_What the task requires_
Repeat every line of the data exactly, but not the pictures.

%%

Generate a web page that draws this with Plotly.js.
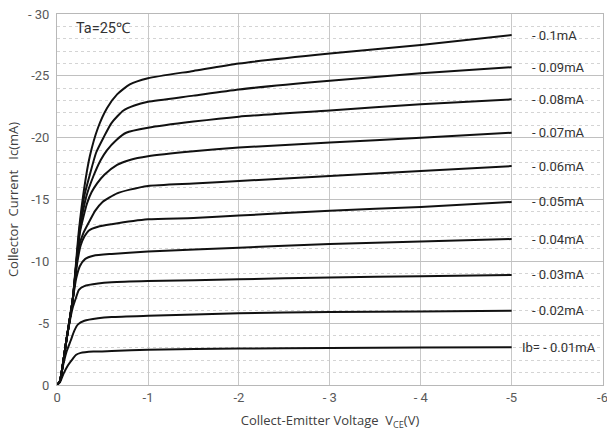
<!DOCTYPE html>
<html>
<head>
<meta charset="utf-8">
<script src="https://cdn.plot.ly/plotly-3.0.1.min.js"></script>
<style>html,body{margin:0;padding:0;background:#fff;}#chart{width:607px;height:436px;}</style>
</head>
<body>
<div id="chart"></div>
<script>
const seriesLabels = ["Ib= - 0.01mA","- 0.02mA","- 0.03mA","- 0.04mA","- 0.05mA","- 0.06mA","- 0.07mA","- 0.08mA","- 0.09mA","- 0.1mA"];

const vce01 = [0,-0.03,-0.07,-0.12,-0.17,-0.21,-0.26,-0.4,-0.6,-1,-2,-3,-4,-5];
const ic01  = [0,-0.2,-0.9,-1.6,-2.1,-2.45,-2.6,-2.7,-2.75,-2.85,-2.95,-3.0,-3.03,-3.05];

const vce02 = [0,-0.03,-0.06,-0.1,-0.15,-0.19,-0.23,-0.3,-0.45,-0.6,-1,-2,-3,-4,-5];
const ic02  = [0,-0.3,-1.4,-2.6,-3.6,-4.4,-4.9,-5.2,-5.4,-5.5,-5.6,-5.8,-5.9,-5.95,-6.0];

const vce03 = [0,-0.03,-0.06,-0.1,-0.17,-0.21,-0.24,-0.3,-0.45,-0.6,-1,-2,-3,-4,-5];
const ic03  = [0,-0.3,-1.5,-3.5,-6.2,-7.1,-7.7,-8.0,-8.2,-8.3,-8.4,-8.55,-8.7,-8.8,-8.9];

const vce04 = [0,-0.03,-0.06,-0.1,-0.17,-0.21,-0.25,-0.31,-0.4,-0.6,-1,-2,-3,-4,-5];
const ic04  = [0,-0.3,-1.5,-3.5,-6.8,-8.6,-9.6,-10.2,-10.45,-10.6,-10.8,-11.1,-11.4,-11.6,-11.8];

const vce05 = [0,-0.03,-0.06,-0.1,-0.17,-0.22,-0.26,-0.3,-0.35,-0.45,-0.6,-1,-1.5,-2,-3,-4,-5];
const ic05  = [0,-0.3,-1.5,-3.5,-6.8,-9.8,-11.3,-12.0,-12.5,-12.8,-13.0,-13.4,-13.5,-13.7,-14.1,-14.4,-14.8];

const vce06 = [0,-0.03,-0.06,-0.1,-0.17,-0.24,-0.29,-0.36,-0.42,-0.5,-0.66,-0.8,-1,-1.5,-2,-3,-4,-5];
const ic06  = [0,-0.3,-1.5,-3.5,-6.8,-11.2,-12.3,-13.3,-14.1,-14.8,-15.5,-15.8,-16.1,-16.3,-16.5,-16.9,-17.3,-17.7];

const vce07 = [0,-0.03,-0.06,-0.1,-0.17,-0.25,-0.29,-0.33,-0.38,-0.44,-0.52,-0.66,-0.8,-1,-1.5,-2,-3,-4,-5];
const ic07  = [0,-0.3,-1.5,-3.5,-6.8,-12.3,-13.6,-14.7,-15.6,-16.3,-17.0,-17.8,-18.2,-18.5,-18.9,-19.2,-19.6,-20.0,-20.4];

const vce08 = [0,-0.03,-0.06,-0.1,-0.17,-0.25,-0.32,-0.4,-0.48,-0.55,-0.65,-0.76,-1,-1.5,-2,-3,-4,-5];
const ic08  = [0,-0.3,-1.5,-3.5,-6.8,-12.5,-15.2,-16.9,-18.2,-19.0,-19.8,-20.4,-20.8,-21.3,-21.7,-22.2,-22.7,-23.1];

const vce09 = [0,-0.03,-0.06,-0.1,-0.17,-0.25,-0.3,-0.36,-0.43,-0.51,-0.6,-0.73,-0.85,-1,-1.5,-2,-3,-4,-5];
const ic09  = [0,-0.3,-1.5,-3.5,-6.8,-12.8,-15.3,-17.0,-18.8,-20.0,-21.2,-22.2,-22.6,-22.9,-23.4,-23.9,-24.6,-25.2,-25.7];

const vce10 = [0,-0.03,-0.06,-0.1,-0.17,-0.24,-0.3,-0.36,-0.45,-0.55,-0.66,-0.8,-1,-1.5,-2,-3,-4,-5];
const ic10  = [0,-0.3,-1.5,-3.5,-6.8,-12.5,-16.0,-18.5,-20.8,-22.4,-23.5,-24.3,-24.8,-25.4,-26.0,-26.8,-27.5,-28.3];

const xTickVals = [0,-1,-2,-3,-4,-5,-6];
const xTickText = ["0","-1","-2","- 3","- 4","-5","-6"];
const yTickVals = [0,-5,-10,-15,-20,-25,-30];
const yTickText = ["0","-5","-10","-15","-20","-25","- 30"];

const allX = [vce01,vce02,vce03,vce04,vce05,vce06,vce07,vce08,vce09,vce10];
const allY = [ic01,ic02,ic03,ic04,ic05,ic06,ic07,ic08,ic09,ic10];

const traces = allX.map((xs,i)=>({
  x: xs, y: allY[i], type:'scatter', mode:'lines', name: seriesLabels[i],
  line:{color:'#111111', width:2, shape:'spline', smoothing:0.6},
  hoverinfo:'skip', showlegend:false
}));

const annotations = allY.map((ys,i)=>({
  x: -5.2, y: ys[ys.length-1], xref:'x', yref:'y', xanchor:'left', yanchor:'middle',
  text: seriesLabels[i], showarrow:false,
  font:{family:'Roboto, Arial, sans-serif', size:13, color:'#333333'}
}));
annotations[0].x = -5.09;
annotations.push({
  x: 0.032, y: 0.962, xref:'paper', yref:'paper', xanchor:'left', yanchor:'middle',
  text:'Ta=25℃', showarrow:false,
  font:{family:'Roboto, Arial, sans-serif', size:14.5, color:'#333333'}
});

const layout = {
  width:607, height:436,
  margin:{l:57, r:4, t:14, b:51},
  paper_bgcolor:'#ffffff', plot_bgcolor:'#ffffff',
  showlegend:false,
  xaxis:{
    range:[0.001,-6.005], tickvals:xTickVals, ticktext:xTickText,
    ticklabeloverflow:'allow',
    showgrid:true, gridcolor:'#c8c8c8', gridwidth:1,
    zeroline:false, showline:true, linecolor:'#b8b8b8', mirror:true,
    ticks:'', tickfont:{family:'Roboto, Arial, sans-serif', size:13, color:'#595959'},
    title:{text:'Collect-Emitter Voltage  V<sub>CE</sub>(V)', standoff:12,
      font:{family:'Open Sans, Roboto, Arial, sans-serif', size:13, color:'#404040'}}
  },
  yaxis:{
    range:[0,-30], tickvals:yTickVals, ticktext:yTickText,
    ticklabeloverflow:'allow',
    showgrid:true, gridcolor:'#c0c0c0', gridwidth:1,
    minor:{dtick:1, showgrid:true, gridcolor:'#d4d4d4', griddash:'dot', gridwidth:1, ticks:''},
    zeroline:false, showline:true, linecolor:'#b8b8b8', mirror:true,
    ticks:'', ticklabelstandoff:4, tickfont:{family:'Roboto, Arial, sans-serif', size:13, color:'#595959'},
    title:{text:'Collector  Current   Ic(mA)', standoff:6,
      font:{family:'Open Sans, Roboto, Arial, sans-serif', size:13, color:'#404040'}}
  },
  annotations: annotations
};

Plotly.newPlot('chart', traces, layout, {displayModeBar:false, staticPlot:true});
</script>
</body>
</html>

%%

_Full answer_
Generate a web page that draws this with Plotly.js.
<!DOCTYPE html>
<html>
<head>
<meta charset="utf-8">
<script src="https://cdn.plot.ly/plotly-3.0.1.min.js"></script>
<style>html,body{margin:0;padding:0;background:#fff;}#chart{width:607px;height:436px;}</style>
</head>
<body>
<div id="chart"></div>
<script>
const seriesLabels = ["Ib= - 0.01mA","- 0.02mA","- 0.03mA","- 0.04mA","- 0.05mA","- 0.06mA","- 0.07mA","- 0.08mA","- 0.09mA","- 0.1mA"];

const vce01 = [0,-0.03,-0.07,-0.12,-0.17,-0.21,-0.26,-0.4,-0.6,-1,-2,-3,-4,-5];
const ic01  = [0,-0.2,-0.9,-1.6,-2.1,-2.45,-2.6,-2.7,-2.75,-2.85,-2.95,-3.0,-3.03,-3.05];

const vce02 = [0,-0.03,-0.06,-0.1,-0.15,-0.19,-0.23,-0.3,-0.45,-0.6,-1,-2,-3,-4,-5];
const ic02  = [0,-0.3,-1.4,-2.6,-3.6,-4.4,-4.9,-5.2,-5.4,-5.5,-5.6,-5.8,-5.9,-5.95,-6.0];

const vce03 = [0,-0.03,-0.06,-0.1,-0.17,-0.21,-0.24,-0.3,-0.45,-0.6,-1,-2,-3,-4,-5];
const ic03  = [0,-0.3,-1.5,-3.5,-6.2,-7.1,-7.7,-8.0,-8.2,-8.3,-8.4,-8.55,-8.7,-8.8,-8.9];

const vce04 = [0,-0.03,-0.06,-0.1,-0.17,-0.21,-0.25,-0.31,-0.4,-0.6,-1,-2,-3,-4,-5];
const ic04  = [0,-0.3,-1.5,-3.5,-6.8,-8.6,-9.6,-10.2,-10.45,-10.6,-10.8,-11.1,-11.4,-11.6,-11.8];

const vce05 = [0,-0.03,-0.06,-0.1,-0.17,-0.22,-0.26,-0.3,-0.35,-0.45,-0.6,-1,-1.5,-2,-3,-4,-5];
const ic05  = [0,-0.3,-1.5,-3.5,-6.8,-9.8,-11.3,-12.0,-12.5,-12.8,-13.0,-13.4,-13.5,-13.7,-14.1,-14.4,-14.8];

const vce06 = [0,-0.03,-0.06,-0.1,-0.17,-0.24,-0.29,-0.36,-0.42,-0.5,-0.66,-0.8,-1,-1.5,-2,-3,-4,-5];
const ic06  = [0,-0.3,-1.5,-3.5,-6.8,-11.2,-12.3,-13.3,-14.1,-14.8,-15.5,-15.8,-16.1,-16.3,-16.5,-16.9,-17.3,-17.7];

const vce07 = [0,-0.03,-0.06,-0.1,-0.17,-0.25,-0.29,-0.33,-0.38,-0.44,-0.52,-0.66,-0.8,-1,-1.5,-2,-3,-4,-5];
const ic07  = [0,-0.3,-1.5,-3.5,-6.8,-12.3,-13.6,-14.7,-15.6,-16.3,-17.0,-17.8,-18.2,-18.5,-18.9,-19.2,-19.6,-20.0,-20.4];

const vce08 = [0,-0.03,-0.06,-0.1,-0.17,-0.25,-0.32,-0.4,-0.48,-0.55,-0.65,-0.76,-1,-1.5,-2,-3,-4,-5];
const ic08  = [0,-0.3,-1.5,-3.5,-6.8,-12.5,-15.2,-16.9,-18.2,-19.0,-19.8,-20.4,-20.8,-21.3,-21.7,-22.2,-22.7,-23.1];

const vce09 = [0,-0.03,-0.06,-0.1,-0.17,-0.25,-0.3,-0.36,-0.43,-0.51,-0.6,-0.73,-0.85,-1,-1.5,-2,-3,-4,-5];
const ic09  = [0,-0.3,-1.5,-3.5,-6.8,-12.8,-15.3,-17.0,-18.8,-20.0,-21.2,-22.2,-22.6,-22.9,-23.4,-23.9,-24.6,-25.2,-25.7];

const vce10 = [0,-0.03,-0.06,-0.1,-0.17,-0.24,-0.3,-0.36,-0.45,-0.55,-0.66,-0.8,-1,-1.5,-2,-3,-4,-5];
const ic10  = [0,-0.3,-1.5,-3.5,-6.8,-12.5,-16.0,-18.5,-20.8,-22.4,-23.5,-24.3,-24.8,-25.4,-26.0,-26.8,-27.5,-28.3];

const xTickVals = [0,-1,-2,-3,-4,-5,-6];
const xTickText = ["0","-1","-2","- 3","- 4","-5","-6"];
const yTickVals = [0,-5,-10,-15,-20,-25,-30];
const yTickText = ["0","-5","-10","-15","-20","-25","- 30"];

const allX = [vce01,vce02,vce03,vce04,vce05,vce06,vce07,vce08,vce09,vce10];
const allY = [ic01,ic02,ic03,ic04,ic05,ic06,ic07,ic08,ic09,ic10];

const traces = allX.map((xs,i)=>({
  x: xs, y: allY[i], type:'scatter', mode:'lines', name: seriesLabels[i],
  line:{color:'#111111', width:2, shape:'spline', smoothing:0.6},
  hoverinfo:'skip', showlegend:false
}));

const annotations = allY.map((ys,i)=>({
  x: -5.2, y: ys[ys.length-1], xref:'x', yref:'y', xanchor:'left', yanchor:'middle',
  text: seriesLabels[i], showarrow:false,
  font:{family:'Roboto, Arial, sans-serif', size:13, color:'#333333'}
}));
annotations[0].x = -5.09;
annotations.push({
  x: 0.032, y: 0.962, xref:'paper', yref:'paper', xanchor:'left', yanchor:'middle',
  text:'Ta=25℃', showarrow:false,
  font:{family:'Roboto, Arial, sans-serif', size:14.5, color:'#333333'}
});

const layout = {
  width:607, height:436,
  margin:{l:57, r:4, t:14, b:51},
  paper_bgcolor:'#ffffff', plot_bgcolor:'#ffffff',
  showlegend:false,
  xaxis:{
    range:[0.001,-6.005], tickvals:xTickVals, ticktext:xTickText,
    ticklabeloverflow:'allow',
    showgrid:true, gridcolor:'#c8c8c8', gridwidth:1,
    zeroline:false, showline:true, linecolor:'#b8b8b8', mirror:true,
    ticks:'', tickfont:{family:'Roboto, Arial, sans-serif', size:13, color:'#595959'},
    title:{text:'Collect-Emitter Voltage  V<sub>CE</sub>(V)', standoff:12,
      font:{family:'Open Sans, Roboto, Arial, sans-serif', size:13, color:'#404040'}}
  },
  yaxis:{
    range:[0,-30], tickvals:yTickVals, ticktext:yTickText,
    ticklabeloverflow:'allow',
    showgrid:true, gridcolor:'#c0c0c0', gridwidth:1,
    minor:{dtick:1, showgrid:true, gridcolor:'#d4d4d4', griddash:'dot', gridwidth:1, ticks:''},
    zeroline:false, showline:true, linecolor:'#b8b8b8', mirror:true,
    ticks:'', ticklabelstandoff:4, tickfont:{family:'Roboto, Arial, sans-serif', size:13, color:'#595959'},
    title:{text:'Collector  Current   Ic(mA)', standoff:6,
      font:{family:'Open Sans, Roboto, Arial, sans-serif', size:13, color:'#404040'}}
  },
  annotations: annotations
};

Plotly.newPlot('chart', traces, layout, {displayModeBar:false, staticPlot:true});
</script>
</body>
</html>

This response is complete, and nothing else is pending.